*** Data excerpts ***

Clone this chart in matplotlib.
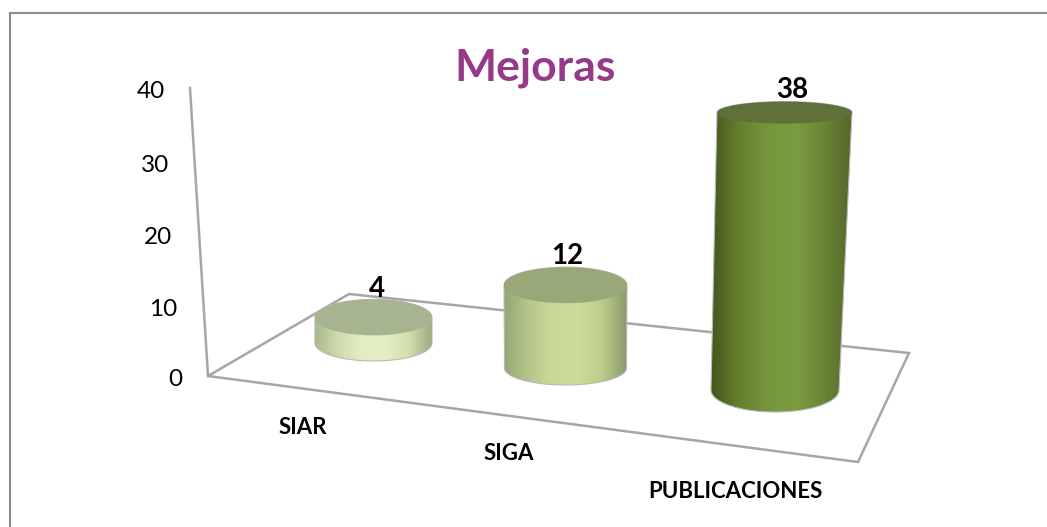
import numpy as np
import matplotlib
matplotlib.use("Agg")
import matplotlib.pyplot as plt
from matplotlib.colors import LinearSegmentedColormap
from matplotlib.patches import PathPatch, Polygon, Ellipse
from matplotlib.path import Path

plt.rcParams['font.family'] = ['Lato', 'DejaVu Sans']

# ---- data ----
title = "Mejoras"
categories = ["SIAR", "SIGA", "PUBLICACIONES"]
values = [4, 12, 38]
y_ticks = [0, 10, 20, 30, 40]

# ---- layout (pixel space of the projected 3-D scene) ----
W, H = 1047, 527
floor = [(208, 376), (349, 294), (909, 353), (858, 462)]
axis_top = (190, 88)
tick_px = [379, 309, 238, 166, 92]
tick_right = [182, 177, 172, 169, 165]
unit_px = [6.4, 6.9, 7.3]
base_y = [343, 368, 390]
top_cx = [373.5, 565.5, 784.5]
top_a = [58.5, 61.5, 67.5]
top_ry = [18, 18, 11]
base_cx = [373.5, 565.5, 775]
base_a = [58.5, 61, 64]
base_ry = [18, 17, 22]
cat_xy = [(303, 427), (509, 453.5), (735, 492)]
val_xy = [(376.5, 289), (567, 255.5), (792.5, 89.5)]
side_stops = [
    ["#a9b88e", "#cfdcae", "#e3edc3", "#e4eec4", "#d3dfae", "#9dab80"],
    ["#94a676", "#b5c68a", "#c9da98", "#ccdd99", "#bccd8c", "#8a996c"],
    ["#46561f", "#64802f", "#76963c", "#7c9c42", "#6a8636", "#556829"],
]
top_colors = ["#a6b58f", "#98a878", "#5f7138"]

fig = plt.figure(figsize=(W / 100, H / 100), dpi=100, facecolor="white")
ax = fig.add_axes([0, 0, 1, 1])
ax.set_xlim(0, W)
ax.set_ylim(H, 0)
ax.axis("off")

# chart frame: only the top and left edges fall inside the picture
ax.plot([W, 10, 10], [13, 13, H], color="#8c8c8c", lw=1.5, zorder=1,
        solid_joinstyle="miter")

# 3-D walls / floor outline
wall = "#a6a6a6"
ax.add_patch(Polygon(floor, closed=True, fill=False, ec=wall, lw=1.8, zorder=2))
ax.plot([axis_top[0], floor[0][0]], [axis_top[1], floor[0][1]], color=wall, lw=1.8, zorder=2)


def arc(cx, cy, a, b, t0, t1, n=60):
    t = np.linspace(t0, t1, n)
    return np.column_stack([cx + a * np.cos(t), cy + b * np.sin(t)])


for i, v in enumerate(values):
    yb = base_y[i]
    yt = yb - v * unit_px[i]
    upper = arc(top_cx[i], yt, top_a[i], top_ry[i], np.pi, 2 * np.pi)
    lower = arc(base_cx[i], yb, base_a[i], base_ry[i], 0, np.pi)
    pts = np.vstack([upper, lower, upper[:1]])
    clip = PathPatch(Path(pts), fc="none", ec="#b8b8b8", lw=0.8, zorder=3.2)
    ax.add_patch(clip)
    cmap = LinearSegmentedColormap.from_list("side", side_stops[i])
    xmin, xmax = pts[:, 0].min(), pts[:, 0].max()
    ymin, ymax = pts[:, 1].min(), pts[:, 1].max()
    im = ax.imshow(np.linspace(0, 1, 256)[None, :], cmap=cmap, aspect="auto",
                   extent=(xmin, xmax, ymax, ymin), zorder=3, interpolation="bilinear")
    im.set_clip_path(clip)
    ax.add_patch(Ellipse((top_cx[i], yt), 2 * top_a[i], 2 * top_ry[i],
                         fc=top_colors[i], ec="none", zorder=3.5))
    ax.text(val_xy[i][0], val_xy[i][1], str(v), ha="center", va="center",
            fontsize=20, fontweight="bold", color="black", zorder=5)
    ax.text(cat_xy[i][0], cat_xy[i][1], categories[i], ha="center", va="center",
            fontsize=16, fontweight="bold", color="black", zorder=5)

ax.set_xlim(0, W)
ax.set_ylim(H, 0)

for t, yp, xr in zip(y_ticks, tick_px, tick_right):
    ax.text(xr, yp, str(t), ha="right", va="center", fontsize=17.5, color="black", zorder=5)

ax.text(535.5, 67.5, title, ha="center", va="center", fontsize=32, fontweight="bold",
        color="#953a88", zorder=5)

fig.savefig("out.png", dpi=100, facecolor="white")
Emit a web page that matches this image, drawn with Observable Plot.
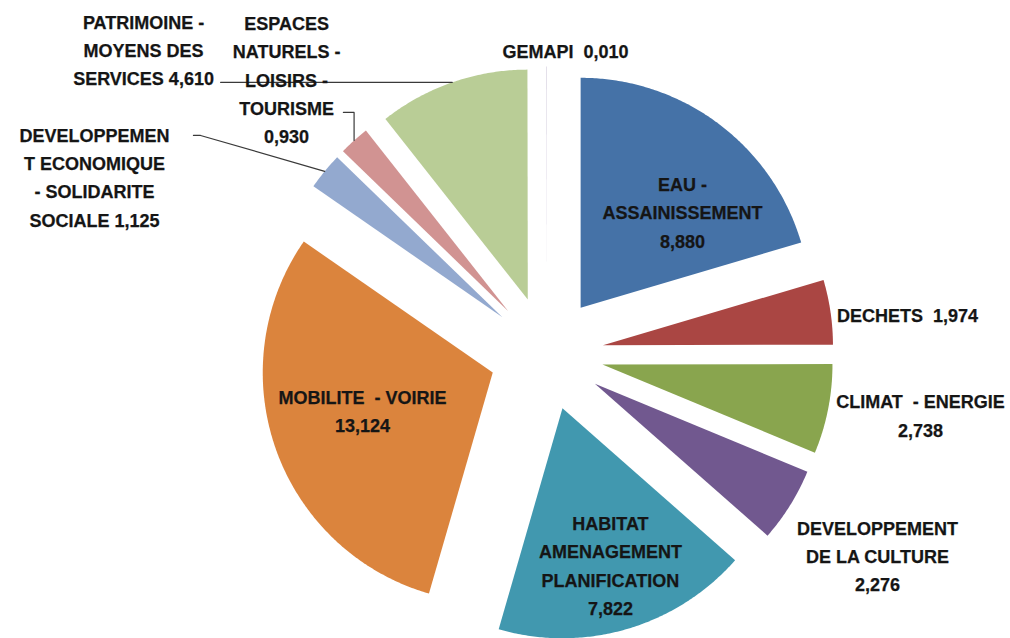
<!DOCTYPE html>
<html><head><meta charset="utf-8">
<script src="https://cdn.jsdelivr.net/npm/d3@7"></script>
<script src="https://cdn.jsdelivr.net/npm/@observablehq/plot@0.6"></script>
<style>html,body{margin:0;padding:0;background:#fff;overflow:hidden} #chart svg{display:block}</style>
</head><body><div id="chart"></div>
<script>
// ---- data ----
const categories = [
  "EAU - ASSAINISSEMENT", "DECHETS", "CLIMAT - ENERGIE", "DEVELOPPEMENT DE LA CULTURE",
  "HABITAT AMENAGEMENT PLANIFICATION", "MOBILITE - VOIRIE",
  "DEVELOPPEMENT ECONOMIQUE - SOLIDARITE SOCIALE", "ESPACES NATURELS - LOISIRS - TOURISME",
  "PATRIMOINE - MOYENS DES SERVICES", "GEMAPI"
];
const values = [8.880, 1.974, 2.738, 2.276, 7.822, 13.124, 1.125, 0.930, 4.610, 0.010];
const labelTemplates = [
  "EAU -\nASSAINISSEMENT\n{v}",
  "DECHETS \u00a0{v}",
  "CLIMAT \u00a0- ENERGIE\n{v}",
  "DEVELOPPEMENT\nDE LA CULTURE\n{v}",
  "HABITAT\nAMENAGEMENT\nPLANIFICATION\n{v}",
  "MOBILITE \u00a0- VOIRIE\n{v}",
  "DEVELOPPEMEN\nT ECONOMIQUE\n- SOLIDARITE\nSOCIALE {v}",
  "ESPACES\nNATURELS -\nLOISIRS -\nTOURISME\n{v}",
  "PATRIMOINE -\nMOYENS DES\nSERVICES {v}",
  "GEMAPI \u00a0{v}"
];
const colors = ["#4572A7", "#AA4643", "#89A54E", "#71588F", "#4198AF", "#DB843D", "#93A9CF", "#D19392", "#B9CD96", "#A99BBD"];

// ---- layout (pie units: radius = 1, origin = pie centre) ----
const W = 1010, H = 638, R = 230, CX = 546, CY = 353, EXPLODE = 0.248;
const labelPos = [
  [0.591, -0.622], [1.570, -0.174], [1.626, 0.261], [1.439, 0.870], [0.278, 0.913],
  [-0.800, 0.243], [-1.965, -0.774], [-1.130, -1.200], [-1.752, -1.330], [0.083, -1.326]
];
// leader line elbows after the point on the slice's outer arc
const leaders = {
  6: [[-1.504, -0.948], [-1.535, -0.948]],
  7: [["arcx", -1.048], [-0.883, -1.048]],
  8: [[-1.417, "arcy"]]
};

const fmt = v => d3.format(".3f")(v).replace(".", ",");
const arcs = d3.pie().sort(null)(values);

const slicePts = [];
const arcMid = [];
arcs.forEach((p, i) => {
  const mid = (p.startAngle + p.endAngle) / 2;
  const ox = EXPLODE * Math.sin(mid), oy = -EXPLODE * Math.cos(mid);
  arcMid.push([ox + Math.sin(mid), oy - Math.cos(mid)]);
  const name = categories[i];
  slicePts.push({name, x: ox, y: oy});
  const n = Math.max(2, Math.ceil((p.endAngle - p.startAngle) / (Math.PI / 360)));
  for (let k = 0; k <= n; k++) {
    const a = p.startAngle + (p.endAngle - p.startAngle) * k / n;
    slicePts.push({name, x: ox + Math.sin(a), y: oy - Math.cos(a)});
  }
  slicePts.push({name, x: ox, y: oy});
});

const leaderPts = [];
Object.entries(leaders).forEach(([i, elbows]) => {
  const [ax, ay] = arcMid[i];
  leaderPts.push({id: i, x: ax, y: ay});
  elbows.forEach(([ex, ey]) => leaderPts.push({id: i, x: ex === "arcx" ? ax : ex, y: ey === "arcy" ? ay : ey}));
});

const labels = categories.map((c, i) => ({
  name: c,
  text: labelTemplates[i].replace("{v}", fmt(values[i])),
  x: labelPos[i][0], y: labelPos[i][1]
}));

const chart = Plot.plot({
  width: W, height: H,
  margin: 0,
  style: {background: "#fff"},
  x: {domain: [-CX / R, (W - CX) / R], range: [0, W], axis: null},
  y: {domain: [-CY / R, (H - CY) / R], range: [0, H], axis: null},
  color: {domain: categories, range: colors},
  marks: [
    Plot.line(slicePts, {x: "x", y: "y", z: "name", fill: "name", stroke: "none", curve: "linear"}),
    Plot.line(leaderPts, {x: "x", y: "y", z: "id", stroke: "#3a3a3a", strokeWidth: 1.2, curve: "linear"}),
    Plot.text(labels, {x: "x", y: "y", text: "text", fontSize: 18, fontWeight: "bold",
      fontFamily: "Liberation Sans, Arial, sans-serif", lineHeight: 1.56, textAnchor: "middle",
      fill: "#151515", stroke: "#151515", strokeWidth: 0.25})
  ]
});
document.getElementById("chart").appendChild(chart);
</script>
</body></html>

***

Looking at the material above, count the lines that hold "this" and give the total alone.

2